Tuesday, May 15, 2007

Game 5's Tonight

I've decided not to go to a bar tonight so I can pull the two fisted remote action and flip between the Pistons and Wings games as need and nerves allow. I'm a bit more concerned about the Pistons than I am the Wings even though I think the Pistons should win and the Wings should lose tonight. Although going down 2-1 to the Ducks would be bad and the Pistons would still have two games to close out the series, I think if the Pistons drop this game it doesn't bode well at all. While the Wings losing on the road to the Ducks is far more understandable.


Would be nice if they could get that series lead, though, but I'm thinking it's going to be another tight, nailbiting game and for whatever reason, I can't get worked up about the Wings durign those.


For the Pistons, however, I'm going to be a bundle of nerves until they actually close their series out. I pretty much expected them to have a letdown and lose on Mother's Day so when they came out flat, I wasn't all that surprised. But my problem is this, Chicago's played awful all series partly because they've been crushed under the Detroit heel but also partly because they're a young, inexperienced team. With that win on Sunday they gained some air and they also might have gained some sorely needed confidence – thinking they can actually play with the Pistons. Meanwhile, the Pistons have gone back into sleepwalk mode – that little groove they get into when they expect to win and don't quite play as hard as they can. I mean, working hard and doing all the little things is how they got up in the series in the first place and they've shown that, when they're on their game, they're by far the better team, but I think that Game 3 comeback has given them too much confidence that they can beat the Bulls no matter what. Sure, you can come back from being way down but that doesn't mean you want to keep doing it. So, I'm thinking this game's going to be a close one and not the blowout some of my folks back home are saying. And if the Pistons should drop this one, it's back to Chicago for Game 6 where the Bulls will be playing with tons of confidence in front of their fans for a big advantage. If they pull off the win there, it's on to Game 7 and, having lost three straight, anything can happen there. I know no NBA team has ever come back from a 3-0 deficit but that just means it hasn't happened yet, not that it can't happen. Sigh, it's going to be a long night.
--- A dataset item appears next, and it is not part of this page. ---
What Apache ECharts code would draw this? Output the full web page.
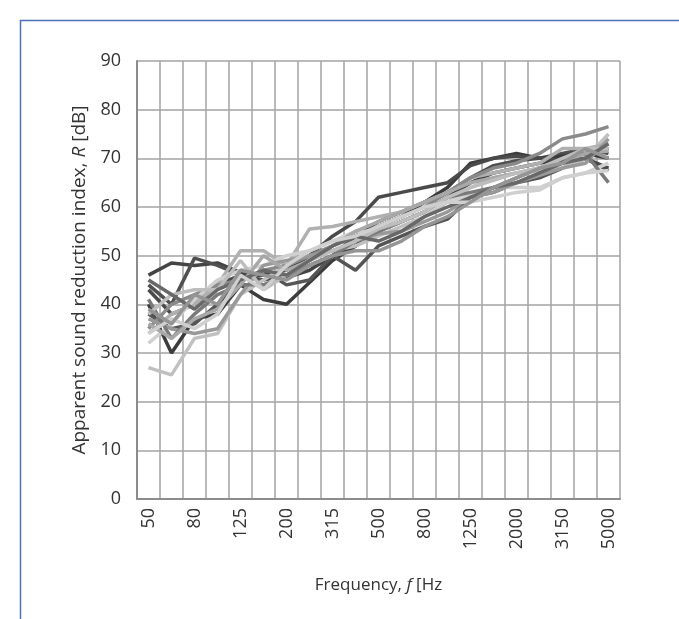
<!DOCTYPE html>
<html>
<head>
<meta charset="utf-8">
<script src="https://cdn.jsdelivr.net/npm/echarts@6/dist/echarts.min.js"></script>
<style>html,body{margin:0;padding:0;background:#fff}#c{width:679px;height:619px}</style>
</head>
<body>
<div id="c"></div>
<script>
const categories = ['50','63','80','100','125','160','200','250','315','400','500','630','800','1000','1250','1600','2000','2500','3150','4000','5000'];
const yTicks = [0,10,20,30,40,50,60,70,80,90];

const s1  = [46, 48.5, 48, 48.5, 46.5, 46, 45.5, 47, 50, 52, 55, 57, 59, 62, 65, 67, 68, 69, 70, 71, 72];
const s2  = [44, 40, 49.5, 48, 46, 45, 46, 48, 50, 54, 57, 59, 61, 63, 66, 68.5, 69.5, 70, 71, 72, 71];
const s3  = [40, 30, 37, 38, 44, 41, 40, 44.5, 49, 52, 56, 58, 61, 64, 69, 70, 71, 70, 70.5, 71, 70];
const s4  = [38, 35, 36, 40, 45, 47, 44, 45, 50, 47, 52, 54, 56, 57.5, 62, 63, 65, 66, 68, 70, 67.5];
const s5  = [43, 38, 40, 44, 46, 46, 47, 50, 54, 57, 62, 63, 64, 65, 68.5, 70, 70.5, 70, 69.5, 70, 68];
const s6  = [27, 25.5, 33, 34, 42, 45, 48, 50, 51, 52, 54, 56, 58, 61, 64, 66, 67, 67.5, 68, 70, 75];
const s7  = [34, 38, 40, 44, 51, 51, 48, 55.5, 56, 57, 58, 59, 61, 63, 66, 67, 68, 69, 72, 72, 73];
const s8  = [35, 40, 42, 44, 45, 47, 48, 50, 52, 54, 56, 58, 60, 63, 66, 68, 69, 71, 74, 75, 76.5];
const s9  = [32, 36, 41, 45, 47, 48, 50, 51, 53, 55, 55, 57, 59, 61, 62.5, 64, 64, 64, 66, 67, 69];
const s10 = [37, 35, 34, 35, 42, 48, 49, 50, 51, 53, 54.5, 55, 57, 59, 62, 63, 65, 66.5, 68, 69, 74];
const s11 = [41, 33, 38, 42, 44, 44, 46, 48, 50, 53, 55, 57, 59, 62, 63, 64, 66, 68, 70, 71, 65];
const s12 = [36, 33, 37, 39, 44, 50, 47, 49, 52, 55, 57, 59, 61, 63, 65, 66, 67, 68, 69, 71, 71.5];
const s13 = [38, 42, 43, 43, 49, 43, 46, 49, 51, 53, 55.5, 57, 59, 62, 64, 65.5, 67, 68, 70, 72, 72];
const s14 = [45, 42, 39, 43, 45, 47, 46, 49, 52, 54, 53, 55, 58, 60, 62, 64, 65, 67, 69, 70, 73];
const s15 = [34, 37, 35, 38, 46, 43, 48, 51, 53, 54, 56, 58, 60, 61, 61, 62, 63, 63.5, 66, 67, 67.5];
const s16 = [39, 36, 42, 40, 47, 46, 45, 48, 50, 51, 51, 53, 56, 58, 61, 64, 66, 68, 69, 72, 70];

const seriesData = [s1,s2,s3,s4,s5,s6,s7,s8,s9,s10,s11,s12,s13,s14,s15,s16];
const colors = ['#444444','#505050','#3c3c3c','#555555','#4a4a4a','#c0c0c0','#b0b0b0','#8a8a8a','#d0d0d0','#999999','#7a7a7a','#a8a8a8','#bdbdbd','#686868','#cfcfcf','#959595'];

const FONT = '"Open Sans"';
const chart = echarts.init(document.getElementById('c'), null, {renderer:'canvas'});
chart.setOption({
  animation: false,
  backgroundColor: '#ffffff',
  graphic: [{
    type: 'rect', left: 18, top: 18, shape: {width: 720, height: 700},
    style: {fill: 'none', stroke: '#4a72b8', lineWidth: 1.5}, silent: true
  }],
  grid: {left: 137, right: 59, top: 61, bottom: 120, containLabel: false},
  xAxis: {
    type: 'category', data: categories, boundaryGap: true,
    name: '{n|Frequency, }{i|f}{n| [Hz}', nameLocation: 'middle', nameGap: 78,
    nameTextStyle: {rich: {n: {fontFamily: FONT, fontSize: 17, color: '#333'}, i: {fontFamily: FONT, fontSize: 17, fontStyle: 'italic', color: '#333'}}},
    axisLine: {show: true, lineStyle: {color: '#8c8c8c', width: 2}},
    axisTick: {show: false},
    axisLabel: {interval: 1, rotate: 90, fontFamily: FONT, fontSize: 18, color: '#333', margin: 9},
    splitLine: {show: true, interval: 0, lineStyle: {color: '#a3a3a3', width: 1.5}}
  },
  yAxis: {
    type: 'value', min: yTicks[0], max: yTicks[yTicks.length-1], interval: 10,
    name: '{n|Apparent sound reduction index, }{i|R}{n| [dB]}', nameLocation: 'middle', nameGap: 44, nameRotate: 90,
    nameTextStyle: {rich: {n: {fontFamily: FONT, fontSize: 19, color: '#333'}, i: {fontFamily: FONT, fontSize: 19, fontStyle: 'italic', color: '#333'}}},
    axisLine: {show: true, lineStyle: {color: '#8c8c8c', width: 2}},
    axisTick: {show: false},
    axisLabel: {fontFamily: FONT, fontSize: 18, color: '#333', margin: 16},
    splitLine: {show: true, lineStyle: {color: '#a3a3a3', width: 1.5}}
  },
  series: seriesData.map((d, i) => ({
    type: 'line', data: d, symbol: 'none', smooth: false,
    lineStyle: {color: colors[i], width: 3.5}, z: 2
  }))
});
</script>
</body>
</html>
Although, let me add my voice to those calling bullshit on the Suns/Spurs suspensions. I know, I know, a rule's a rule and all that and if you want to thump the rulebook and cite precedent then, yeah, Diaw and Stoudemire probably deserve to be suspended (Added to that, though, going strictly by the rulebook, Horry's two game suspension is excessive.). But, to me, what matters when applying those rules isn't accuracy but justice. The two Suns players barely left the bench, there was no fight. They just, understandably got upset when Nash was fouled and in the heat of the moment were rising to the defense of their teammate but they were quickly reigned back in by cooler heads. You're going to tell me in the heat of the moment, in the middle of what should be a fierce battle, someone messes with their leader and they have to pay attention to where some painted line is? It would be one thing if they actually rushed into the players pushing and shoving but what they did was the equivalent of going “Hey man, what the fuck?” when someone at the bar starts shoving one of your buddies (Which, as others have pointed out, Duncan and Bowen also managed to do earlier in the game. Yet for some reason they're not going to be punished at all.). I'd be more upset if they didn't show a little emotion and momentarily lose a bit of perspective there. Those are their teammates, they're in the middle of a fierce and physical battle, and you can't expect them not to react. That goes contrary to everything players are taught and how they're expected to behave, even by each other. The rule, as I see it, was put in and strictly enforced to stop bench clearing brawls, not to drain the game of emotion.


So the rule doesn't make sense, in that respect, but from another aspect, the result of Horry's hard foul has been a net positive for the Spurs while the Suns have been penalized. A rule that has that kind of perverse effect and, indeed, seems to reward teams for gooning it up, isn't a good rule. I mean, at this point, it seems like having a player take a run at a superstar is a good move. Either they get roughed up, injured, or you provoke an incident that costs the other team a suspension or three. This isn't a murder trial or something. Whether or not these NBA rules are strictly enforced isn't a life or death matter, so there's plenty of room for common sense and to override the hobgoblins of little minds. A strict interpretation doesn't create as just an outcome as a more flexible one and that's why I think this decision is a crock.